昭和22年、やっと全国的に給食が再開されると、アメリカは脱脂粉乳を無償供与した。「白米の過食は短命のもと」という新聞記事も載った。昭和25年にはアメリカ産の安い小麦を使ったおなじみコッペパンが給食に登場する。
これ以降現在に至るまで“給食=(基本的に)パン食”という図式が続いている。
※参考に学校給食の変遷写真です。
http://www.juk2.sakura.ne.jp/rekisi.html我々の世代は、何の疑問もなく学校給食はパン食と思っていたべていた。それが、「何故か?」などと考えた事もなかった。

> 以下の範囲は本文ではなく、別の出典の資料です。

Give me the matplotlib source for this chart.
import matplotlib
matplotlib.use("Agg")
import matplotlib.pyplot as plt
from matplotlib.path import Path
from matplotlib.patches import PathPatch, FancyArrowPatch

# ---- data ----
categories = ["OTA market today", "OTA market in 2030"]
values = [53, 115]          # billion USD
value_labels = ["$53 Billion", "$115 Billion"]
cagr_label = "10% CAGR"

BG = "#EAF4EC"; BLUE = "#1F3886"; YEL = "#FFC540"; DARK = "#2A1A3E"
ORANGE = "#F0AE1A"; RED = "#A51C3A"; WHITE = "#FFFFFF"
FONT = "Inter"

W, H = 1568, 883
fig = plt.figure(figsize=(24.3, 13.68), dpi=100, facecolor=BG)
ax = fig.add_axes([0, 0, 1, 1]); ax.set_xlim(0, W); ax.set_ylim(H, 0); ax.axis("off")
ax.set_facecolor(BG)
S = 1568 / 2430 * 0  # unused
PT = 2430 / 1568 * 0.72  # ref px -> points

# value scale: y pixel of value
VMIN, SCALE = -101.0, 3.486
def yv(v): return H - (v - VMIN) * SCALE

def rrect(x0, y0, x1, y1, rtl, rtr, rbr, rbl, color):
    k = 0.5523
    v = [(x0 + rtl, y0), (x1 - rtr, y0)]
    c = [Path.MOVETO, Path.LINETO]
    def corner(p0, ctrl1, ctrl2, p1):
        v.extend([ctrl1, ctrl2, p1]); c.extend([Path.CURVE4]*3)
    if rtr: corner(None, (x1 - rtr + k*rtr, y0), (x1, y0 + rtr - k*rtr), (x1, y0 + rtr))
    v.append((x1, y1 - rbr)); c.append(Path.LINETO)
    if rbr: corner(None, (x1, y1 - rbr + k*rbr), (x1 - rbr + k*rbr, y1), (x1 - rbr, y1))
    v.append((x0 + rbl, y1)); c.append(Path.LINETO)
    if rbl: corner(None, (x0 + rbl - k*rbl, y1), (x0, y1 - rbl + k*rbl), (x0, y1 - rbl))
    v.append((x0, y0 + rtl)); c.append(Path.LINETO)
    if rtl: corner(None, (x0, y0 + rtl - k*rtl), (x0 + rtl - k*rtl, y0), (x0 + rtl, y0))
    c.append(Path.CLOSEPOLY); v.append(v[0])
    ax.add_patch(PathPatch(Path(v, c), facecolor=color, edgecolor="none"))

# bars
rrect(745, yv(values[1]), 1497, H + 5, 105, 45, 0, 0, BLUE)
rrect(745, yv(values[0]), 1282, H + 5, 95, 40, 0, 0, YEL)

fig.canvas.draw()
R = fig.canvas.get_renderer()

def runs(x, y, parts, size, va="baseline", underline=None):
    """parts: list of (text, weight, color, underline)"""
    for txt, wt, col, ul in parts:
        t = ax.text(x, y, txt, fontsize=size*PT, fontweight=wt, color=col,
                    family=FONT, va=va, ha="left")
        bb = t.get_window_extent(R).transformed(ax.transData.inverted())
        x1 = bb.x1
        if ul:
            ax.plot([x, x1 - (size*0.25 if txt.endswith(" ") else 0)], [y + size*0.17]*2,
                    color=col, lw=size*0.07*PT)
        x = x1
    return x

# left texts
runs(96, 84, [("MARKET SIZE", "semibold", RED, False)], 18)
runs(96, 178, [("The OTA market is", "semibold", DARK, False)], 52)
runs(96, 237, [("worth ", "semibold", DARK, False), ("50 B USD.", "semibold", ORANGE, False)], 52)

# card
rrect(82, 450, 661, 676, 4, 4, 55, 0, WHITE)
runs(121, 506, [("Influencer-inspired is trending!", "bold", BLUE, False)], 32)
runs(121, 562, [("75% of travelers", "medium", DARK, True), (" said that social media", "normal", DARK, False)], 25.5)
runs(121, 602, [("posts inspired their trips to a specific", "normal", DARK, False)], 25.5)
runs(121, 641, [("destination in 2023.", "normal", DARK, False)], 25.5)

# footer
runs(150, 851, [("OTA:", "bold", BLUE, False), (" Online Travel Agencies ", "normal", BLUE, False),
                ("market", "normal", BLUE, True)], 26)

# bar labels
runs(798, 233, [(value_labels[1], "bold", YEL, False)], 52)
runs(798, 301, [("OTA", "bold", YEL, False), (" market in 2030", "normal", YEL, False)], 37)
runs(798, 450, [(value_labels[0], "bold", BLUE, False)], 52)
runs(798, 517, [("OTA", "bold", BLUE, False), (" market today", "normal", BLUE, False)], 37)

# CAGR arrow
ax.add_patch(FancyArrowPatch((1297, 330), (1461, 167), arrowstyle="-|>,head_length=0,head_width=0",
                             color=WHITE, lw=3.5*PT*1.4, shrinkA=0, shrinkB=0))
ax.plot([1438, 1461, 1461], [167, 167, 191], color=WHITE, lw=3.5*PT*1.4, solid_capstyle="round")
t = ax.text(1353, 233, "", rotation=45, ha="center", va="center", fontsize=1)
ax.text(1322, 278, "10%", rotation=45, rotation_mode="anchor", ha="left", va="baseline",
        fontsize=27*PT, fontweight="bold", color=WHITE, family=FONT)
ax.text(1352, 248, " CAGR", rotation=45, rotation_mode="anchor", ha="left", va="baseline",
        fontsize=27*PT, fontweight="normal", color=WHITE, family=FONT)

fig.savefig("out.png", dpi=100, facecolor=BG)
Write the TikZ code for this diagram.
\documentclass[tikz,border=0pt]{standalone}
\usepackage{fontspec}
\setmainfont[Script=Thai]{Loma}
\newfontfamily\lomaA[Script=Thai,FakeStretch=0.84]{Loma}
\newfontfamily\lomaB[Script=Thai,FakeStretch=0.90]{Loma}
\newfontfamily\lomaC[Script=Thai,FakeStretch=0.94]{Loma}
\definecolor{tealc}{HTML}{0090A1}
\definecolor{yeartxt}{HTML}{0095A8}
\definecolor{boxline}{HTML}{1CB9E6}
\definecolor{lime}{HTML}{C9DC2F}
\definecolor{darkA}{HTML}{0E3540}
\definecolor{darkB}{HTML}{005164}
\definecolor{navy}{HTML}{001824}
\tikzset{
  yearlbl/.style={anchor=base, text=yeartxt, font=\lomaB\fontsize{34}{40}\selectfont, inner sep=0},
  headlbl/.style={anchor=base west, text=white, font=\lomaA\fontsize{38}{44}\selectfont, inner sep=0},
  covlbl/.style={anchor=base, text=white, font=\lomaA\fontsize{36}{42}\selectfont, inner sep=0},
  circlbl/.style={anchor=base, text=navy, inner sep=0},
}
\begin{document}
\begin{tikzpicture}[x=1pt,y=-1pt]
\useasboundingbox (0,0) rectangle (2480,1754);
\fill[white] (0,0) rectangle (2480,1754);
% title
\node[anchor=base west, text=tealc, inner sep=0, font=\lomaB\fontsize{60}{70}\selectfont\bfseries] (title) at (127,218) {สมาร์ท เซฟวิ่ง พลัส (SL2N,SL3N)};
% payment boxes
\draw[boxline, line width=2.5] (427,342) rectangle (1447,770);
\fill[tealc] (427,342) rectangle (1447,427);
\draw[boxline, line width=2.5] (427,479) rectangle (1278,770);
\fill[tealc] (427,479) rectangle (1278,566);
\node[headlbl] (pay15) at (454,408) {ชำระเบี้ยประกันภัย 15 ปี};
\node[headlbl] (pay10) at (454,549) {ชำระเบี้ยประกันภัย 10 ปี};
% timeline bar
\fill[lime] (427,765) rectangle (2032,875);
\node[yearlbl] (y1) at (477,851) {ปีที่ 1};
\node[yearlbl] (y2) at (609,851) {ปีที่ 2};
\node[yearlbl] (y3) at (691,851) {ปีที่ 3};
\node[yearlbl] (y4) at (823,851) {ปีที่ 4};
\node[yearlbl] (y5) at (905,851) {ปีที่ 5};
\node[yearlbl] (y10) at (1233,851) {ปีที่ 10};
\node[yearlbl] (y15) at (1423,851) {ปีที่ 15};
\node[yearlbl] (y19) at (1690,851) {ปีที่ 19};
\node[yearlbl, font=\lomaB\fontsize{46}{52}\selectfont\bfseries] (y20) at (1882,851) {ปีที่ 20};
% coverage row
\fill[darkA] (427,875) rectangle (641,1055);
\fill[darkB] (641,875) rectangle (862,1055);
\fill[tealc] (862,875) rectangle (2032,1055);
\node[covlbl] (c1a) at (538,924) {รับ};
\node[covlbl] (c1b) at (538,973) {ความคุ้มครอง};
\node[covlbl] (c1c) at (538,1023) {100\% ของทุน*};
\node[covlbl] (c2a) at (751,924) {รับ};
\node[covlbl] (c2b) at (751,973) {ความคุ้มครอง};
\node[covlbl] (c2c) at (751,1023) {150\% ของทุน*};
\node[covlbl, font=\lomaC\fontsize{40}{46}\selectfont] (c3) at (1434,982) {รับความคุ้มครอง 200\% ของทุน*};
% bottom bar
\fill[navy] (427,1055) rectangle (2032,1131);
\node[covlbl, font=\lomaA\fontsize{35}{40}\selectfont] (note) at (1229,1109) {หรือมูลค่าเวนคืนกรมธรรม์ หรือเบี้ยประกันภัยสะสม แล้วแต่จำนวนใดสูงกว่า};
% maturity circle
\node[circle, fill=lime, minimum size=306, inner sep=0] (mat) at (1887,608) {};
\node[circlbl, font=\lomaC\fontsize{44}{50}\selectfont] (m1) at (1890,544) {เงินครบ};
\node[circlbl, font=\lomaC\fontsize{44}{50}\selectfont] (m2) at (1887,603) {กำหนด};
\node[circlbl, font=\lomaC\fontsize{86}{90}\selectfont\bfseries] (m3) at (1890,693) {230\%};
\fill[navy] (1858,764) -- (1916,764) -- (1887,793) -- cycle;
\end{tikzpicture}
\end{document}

しかし、戦前を見ると明治22年の学校給食スタートから一貫して、米を中心とする日本食が当然であったのだ。よく考えてみると日本の給食がパン食である方が不自然ではないだろうか。
もし、占領アメリカ軍が国家政策としてアメリカの小麦を日本に売ろうと考えなければ、学校給食は米食のままだったのではないだろうか。先々に日本人の食生活がこれほどまでに「米離れ」を起す事もなかったのではなかろうか。
日本国内で減反に次ぐ減反が行われて、日本の米農業が補助金漬けになるような事態もやってこなかったかもしれない。これは、希望的仮定だろうか?
いずれにしても占領軍が「静かに上手」に行った日本人の食に対する操作は、60年後の今日大きな実を結んでいるように見える。